What to do => From the listing that follows, output everything exactly except the pictures.

Recorded data =>
..............................
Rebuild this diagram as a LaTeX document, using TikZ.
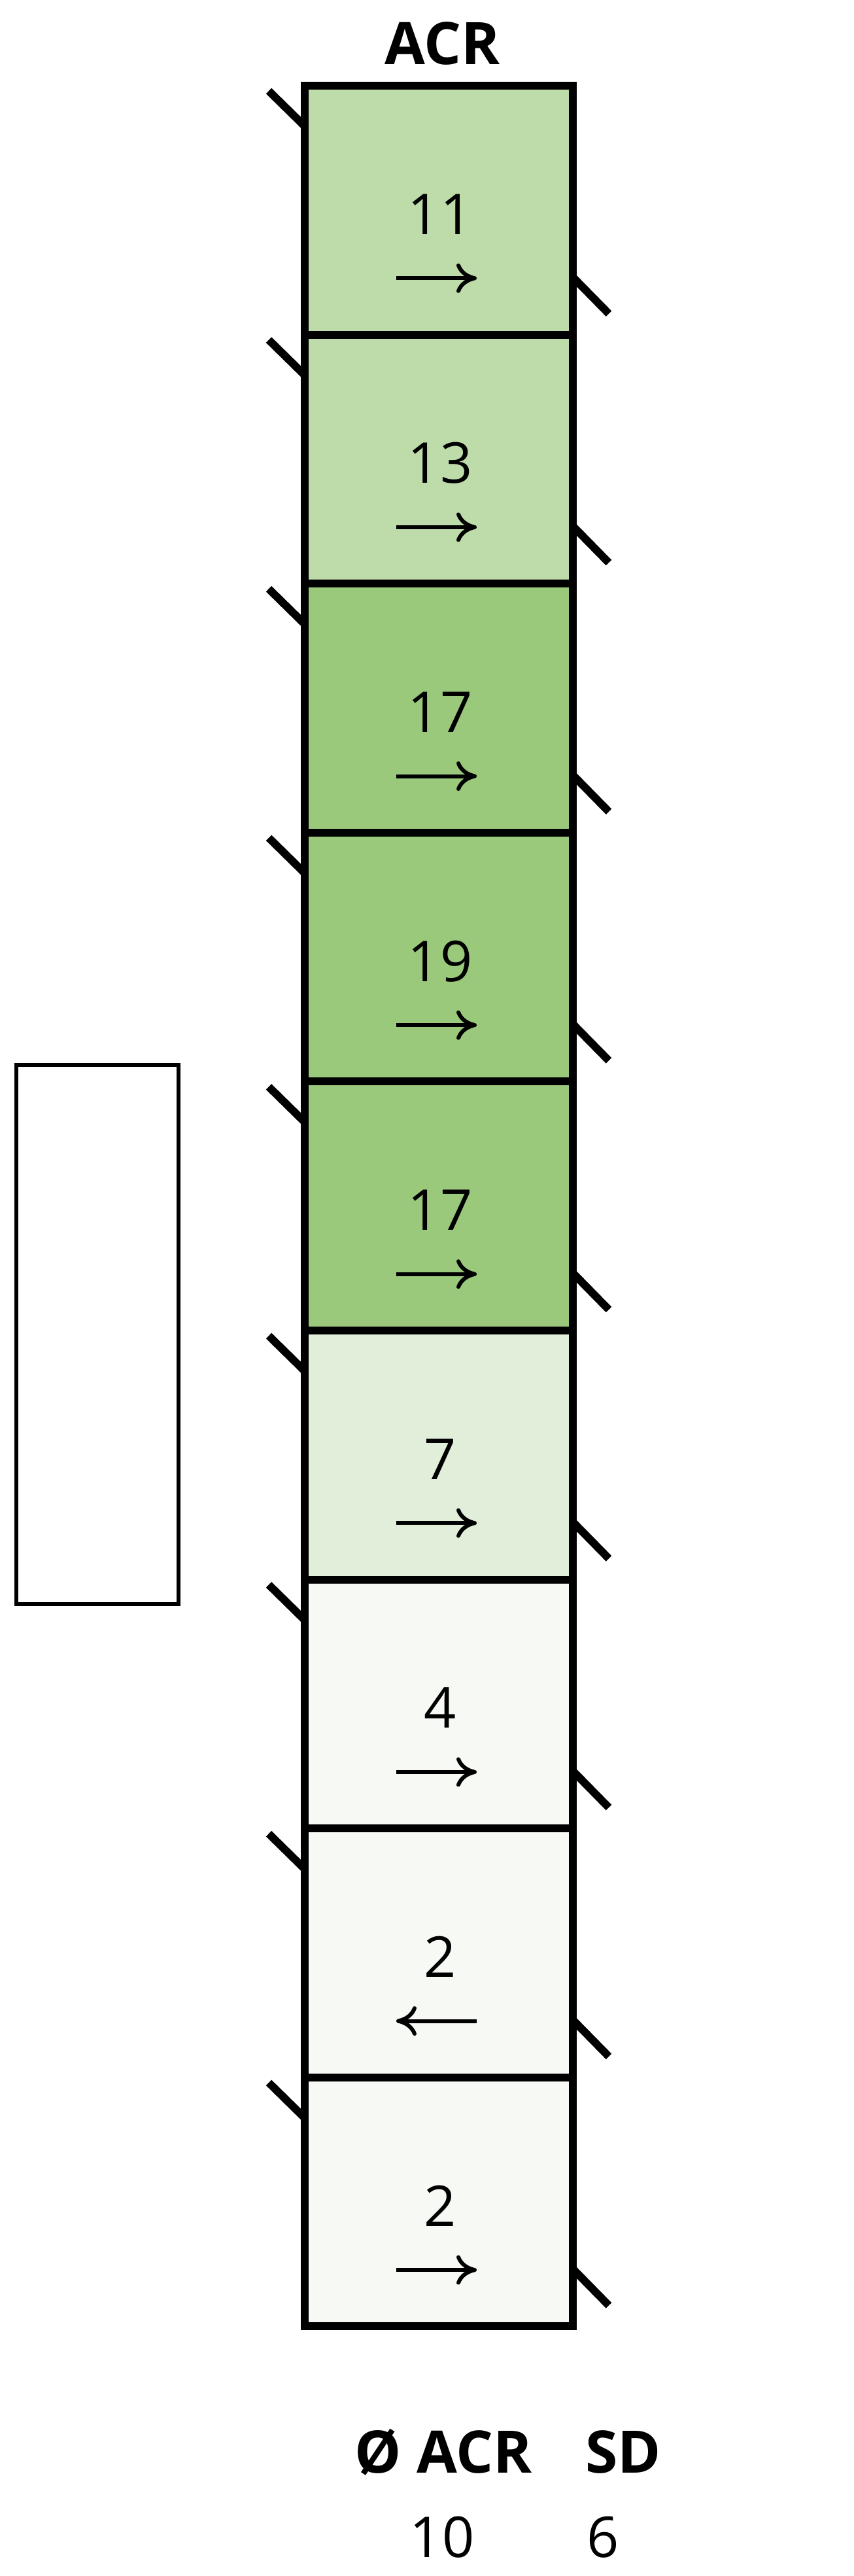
\documentclass[tikz,border=0pt]{standalone}
\usepackage{fontspec}
\setmainfont{Open Sans}
\usetikzlibrary{arrows.meta}
\definecolor{acrgreen}{HTML}{BEDCAA}
\definecolor{acrdark}{HTML}{9BC97B}
\definecolor{acrpale}{HTML}{E1EFDA}
\definecolor{acrwhite}{HTML}{F7F9F4}
\tikzset{
  cell/.style={draw, line width=0.12cm, minimum width=4.1cm, minimum height=3.806cm, inner sep=0pt, outer sep=0pt},
  hatch/.style={line width=0.12cm},
  flow/.style={line width=0.06cm, -{To[length=3.1mm,width=4.5mm]}},
  num/.style={anchor=base, font=\fontsize{24.5}{28}\selectfont},
  headline/.style={anchor=base, font=\fontsize{25.5}{30}\selectfont\bfseries}
}
\begin{document}
\begin{tikzpicture}
            \useasboundingbox (0, 0) rectangle (13.06, -39.38);
            \node[headline] (acr) at (6.77, -0.99) {ACR};
            \node[cell, fill=acrgreen] (c1) at (6.71, -3.213) {};
            \node[cell, fill=acrgreen] (c2) at (6.71, -7.019) {};
            \node[cell, fill=acrdark] (c3) at (6.71, -10.825) {};
            \node[cell, fill=acrdark] (c4) at (6.71, -14.631) {};
            \node[cell, fill=acrdark] (c5) at (6.71, -18.437) {};
            \node[cell, fill=acrpale] (c6) at (6.71, -22.243) {};
            \node[cell, fill=acrwhite] (c7) at (6.71, -26.049) {};
            \node[cell, fill=acrwhite] (c8) at (6.71, -29.855) {};
            \node[cell, fill=acrwhite] (c9) at (6.71, -33.661) {};
            \node[num] (n1) at ([xshift=0.02cm, yshift=-0.37cm]c1.center) {11};
            \node[num] (n2) at ([xshift=0.02cm, yshift=-0.37cm]c2.center) {13};
            \node[num] (n3) at ([xshift=0.02cm, yshift=-0.37cm]c3.center) {17};
            \node[num] (n4) at ([xshift=0.02cm, yshift=-0.37cm]c4.center) {19};
            \node[num] (n5) at ([xshift=0.02cm, yshift=-0.37cm]c5.center) {17};
            \node[num] (n6) at ([xshift=0.02cm, yshift=-0.37cm]c6.center) {7};
            \node[num] (n7) at ([xshift=0.02cm, yshift=-0.37cm]c7.center) {4};
            \node[num] (n8) at ([xshift=0.02cm, yshift=-0.37cm]c8.center) {2};
            \node[num] (n9) at ([xshift=0.02cm, yshift=-0.37cm]c9.center) {2};
            \draw[flow] ([shift={(-0.65, -1.04)}]c1.center) -- ([shift={(0.58, -1.04)}]c1.center);
            \draw[flow] ([shift={(-0.65, -1.04)}]c2.center) -- ([shift={(0.58, -1.04)}]c2.center);
            \draw[flow] ([shift={(-0.65, -1.04)}]c3.center) -- ([shift={(0.58, -1.04)}]c3.center);
            \draw[flow] ([shift={(-0.65, -1.04)}]c4.center) -- ([shift={(0.58, -1.04)}]c4.center);
            \draw[flow] ([shift={(-0.65, -1.04)}]c5.center) -- ([shift={(0.58, -1.04)}]c5.center);
            \draw[flow] ([shift={(-0.65, -1.04)}]c6.center) -- ([shift={(0.58, -1.04)}]c6.center);
            \draw[flow] ([shift={(-0.65, -1.04)}]c7.center) -- ([shift={(0.58, -1.04)}]c7.center);
            \draw[flow] ([shift={(0.58, -1.04)}]c8.center) -- ([shift={(-0.65, -1.04)}]c8.center);
            \draw[flow] ([shift={(-0.65, -1.04)}]c9.center) -- ([shift={(0.58, -1.04)}]c9.center);
            \draw[hatch] ([shift={(-0.55, -0.08)}]c1.north west) -- ([yshift=-0.62cm]c1.north west);
            \draw[hatch] ([shift={(-0.55, -0.08)}]c2.north west) -- ([yshift=-0.62cm]c2.north west);
            \draw[hatch] ([shift={(-0.55, -0.08)}]c3.north west) -- ([yshift=-0.62cm]c3.north west);
            \draw[hatch] ([shift={(-0.55, -0.08)}]c4.north west) -- ([yshift=-0.62cm]c4.north west);
            \draw[hatch] ([shift={(-0.55, -0.08)}]c5.north west) -- ([yshift=-0.62cm]c5.north west);
            \draw[hatch] ([shift={(-0.55, -0.08)}]c6.north west) -- ([yshift=-0.62cm]c6.north west);
            \draw[hatch] ([shift={(-0.55, -0.08)}]c7.north west) -- ([yshift=-0.62cm]c7.north west);
            \draw[hatch] ([shift={(-0.55, -0.08)}]c8.north west) -- ([yshift=-0.62cm]c8.north west);
            \draw[hatch] ([shift={(-0.55, -0.08)}]c9.north west) -- ([yshift=-0.62cm]c9.north west);
            \draw[hatch] ([yshift=0.88cm]c1.south east) -- ([shift={(0.55, 0.32)}]c1.south east);
            \draw[hatch] ([yshift=0.88cm]c2.south east) -- ([shift={(0.55, 0.32)}]c2.south east);
            \draw[hatch] ([yshift=0.88cm]c3.south east) -- ([shift={(0.55, 0.32)}]c3.south east);
            \draw[hatch] ([yshift=0.88cm]c4.south east) -- ([shift={(0.55, 0.32)}]c4.south east);
            \draw[hatch] ([yshift=0.88cm]c5.south east) -- ([shift={(0.55, 0.32)}]c5.south east);
            \draw[hatch] ([yshift=0.88cm]c6.south east) -- ([shift={(0.55, 0.32)}]c6.south east);
            \draw[hatch] ([yshift=0.88cm]c7.south east) -- ([shift={(0.55, 0.32)}]c7.south east);
            \draw[hatch] ([yshift=0.88cm]c8.south east) -- ([shift={(0.55, 0.32)}]c8.south east);
            \draw[hatch] ([yshift=0.88cm]c9.south east) -- ([shift={(0.55, 0.32)}]c9.south east);
            \draw[line width=0.06cm] (0.25, -16.28) rectangle (2.73, -24.52);
            \node[headline] (mean) at (6.78, -37.8) {Ø ACR};
            \node[headline, anchor=base west] (sd) at (8.83, -37.8) {SD};
            \node[num] (meanval) at (6.76, -39.09) {10};
            \node[num, anchor=base west] (sdval) at (8.85, -39.09) {6};
        \end{tikzpicture}
\end{document}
..............................
The result =>
Rebuild this diagram as a LaTeX document, using TikZ.
\documentclass[tikz,border=0pt]{standalone}
\usepackage{fontspec}
\setmainfont{Open Sans}
\usetikzlibrary{arrows.meta}
\definecolor{acrgreen}{HTML}{BEDCAA}
\definecolor{acrdark}{HTML}{9BC97B}
\definecolor{acrpale}{HTML}{E1EFDA}
\definecolor{acrwhite}{HTML}{F7F9F4}
\tikzset{
  cell/.style={draw, line width=0.12cm, minimum width=4.1cm, minimum height=3.806cm, inner sep=0pt, outer sep=0pt},
  hatch/.style={line width=0.12cm},
  flow/.style={line width=0.06cm, -{To[length=3.1mm,width=4.5mm]}},
  num/.style={anchor=base, font=\fontsize{24.5}{28}\selectfont},
  headline/.style={anchor=base, font=\fontsize{25.5}{30}\selectfont\bfseries}
}
\begin{document}
\begin{tikzpicture}
            \useasboundingbox (0, 0) rectangle (13.06, -39.38);
            \node[headline] (acr) at (6.77, -0.99) {ACR};
            \node[cell, fill=acrgreen] (c1) at (6.71, -3.213) {};
            \node[cell, fill=acrgreen] (c2) at (6.71, -7.019) {};
            \node[cell, fill=acrdark] (c3) at (6.71, -10.825) {};
            \node[cell, fill=acrdark] (c4) at (6.71, -14.631) {};
            \node[cell, fill=acrdark] (c5) at (6.71, -18.437) {};
            \node[cell, fill=acrpale] (c6) at (6.71, -22.243) {};
            \node[cell, fill=acrwhite] (c7) at (6.71, -26.049) {};
            \node[cell, fill=acrwhite] (c8) at (6.71, -29.855) {};
            \node[cell, fill=acrwhite] (c9) at (6.71, -33.661) {};
            \node[num] (n1) at ([xshift=0.02cm, yshift=-0.37cm]c1.center) {11};
            \node[num] (n2) at ([xshift=0.02cm, yshift=-0.37cm]c2.center) {13};
            \node[num] (n3) at ([xshift=0.02cm, yshift=-0.37cm]c3.center) {17};
            \node[num] (n4) at ([xshift=0.02cm, yshift=-0.37cm]c4.center) {19};
            \node[num] (n5) at ([xshift=0.02cm, yshift=-0.37cm]c5.center) {17};
            \node[num] (n6) at ([xshift=0.02cm, yshift=-0.37cm]c6.center) {7};
            \node[num] (n7) at ([xshift=0.02cm, yshift=-0.37cm]c7.center) {4};
            \node[num] (n8) at ([xshift=0.02cm, yshift=-0.37cm]c8.center) {2};
            \node[num] (n9) at ([xshift=0.02cm, yshift=-0.37cm]c9.center) {2};
            \draw[flow] ([shift={(-0.65, -1.04)}]c1.center) -- ([shift={(0.58, -1.04)}]c1.center);
            \draw[flow] ([shift={(-0.65, -1.04)}]c2.center) -- ([shift={(0.58, -1.04)}]c2.center);
            \draw[flow] ([shift={(-0.65, -1.04)}]c3.center) -- ([shift={(0.58, -1.04)}]c3.center);
            \draw[flow] ([shift={(-0.65, -1.04)}]c4.center) -- ([shift={(0.58, -1.04)}]c4.center);
            \draw[flow] ([shift={(-0.65, -1.04)}]c5.center) -- ([shift={(0.58, -1.04)}]c5.center);
            \draw[flow] ([shift={(-0.65, -1.04)}]c6.center) -- ([shift={(0.58, -1.04)}]c6.center);
            \draw[flow] ([shift={(-0.65, -1.04)}]c7.center) -- ([shift={(0.58, -1.04)}]c7.center);
            \draw[flow] ([shift={(0.58, -1.04)}]c8.center) -- ([shift={(-0.65, -1.04)}]c8.center);
            \draw[flow] ([shift={(-0.65, -1.04)}]c9.center) -- ([shift={(0.58, -1.04)}]c9.center);
            \draw[hatch] ([shift={(-0.55, -0.08)}]c1.north west) -- ([yshift=-0.62cm]c1.north west);
            \draw[hatch] ([shift={(-0.55, -0.08)}]c2.north west) -- ([yshift=-0.62cm]c2.north west);
            \draw[hatch] ([shift={(-0.55, -0.08)}]c3.north west) -- ([yshift=-0.62cm]c3.north west);
            \draw[hatch] ([shift={(-0.55, -0.08)}]c4.north west) -- ([yshift=-0.62cm]c4.north west);
            \draw[hatch] ([shift={(-0.55, -0.08)}]c5.north west) -- ([yshift=-0.62cm]c5.north west);
            \draw[hatch] ([shift={(-0.55, -0.08)}]c6.north west) -- ([yshift=-0.62cm]c6.north west);
            \draw[hatch] ([shift={(-0.55, -0.08)}]c7.north west) -- ([yshift=-0.62cm]c7.north west);
            \draw[hatch] ([shift={(-0.55, -0.08)}]c8.north west) -- ([yshift=-0.62cm]c8.north west);
            \draw[hatch] ([shift={(-0.55, -0.08)}]c9.north west) -- ([yshift=-0.62cm]c9.north west);
            \draw[hatch] ([yshift=0.88cm]c1.south east) -- ([shift={(0.55, 0.32)}]c1.south east);
            \draw[hatch] ([yshift=0.88cm]c2.south east) -- ([shift={(0.55, 0.32)}]c2.south east);
            \draw[hatch] ([yshift=0.88cm]c3.south east) -- ([shift={(0.55, 0.32)}]c3.south east);
            \draw[hatch] ([yshift=0.88cm]c4.south east) -- ([shift={(0.55, 0.32)}]c4.south east);
            \draw[hatch] ([yshift=0.88cm]c5.south east) -- ([shift={(0.55, 0.32)}]c5.south east);
            \draw[hatch] ([yshift=0.88cm]c6.south east) -- ([shift={(0.55, 0.32)}]c6.south east);
            \draw[hatch] ([yshift=0.88cm]c7.south east) -- ([shift={(0.55, 0.32)}]c7.south east);
            \draw[hatch] ([yshift=0.88cm]c8.south east) -- ([shift={(0.55, 0.32)}]c8.south east);
            \draw[hatch] ([yshift=0.88cm]c9.south east) -- ([shift={(0.55, 0.32)}]c9.south east);
            \draw[line width=0.06cm] (0.25, -16.28) rectangle (2.73, -24.52);
            \node[headline] (mean) at (6.78, -37.8) {Ø ACR};
            \node[headline, anchor=base west] (sd) at (8.83, -37.8) {SD};
            \node[num] (meanval) at (6.76, -39.09) {10};
            \node[num, anchor=base west] (sdval) at (8.85, -39.09) {6};
        \end{tikzpicture}
\end{document}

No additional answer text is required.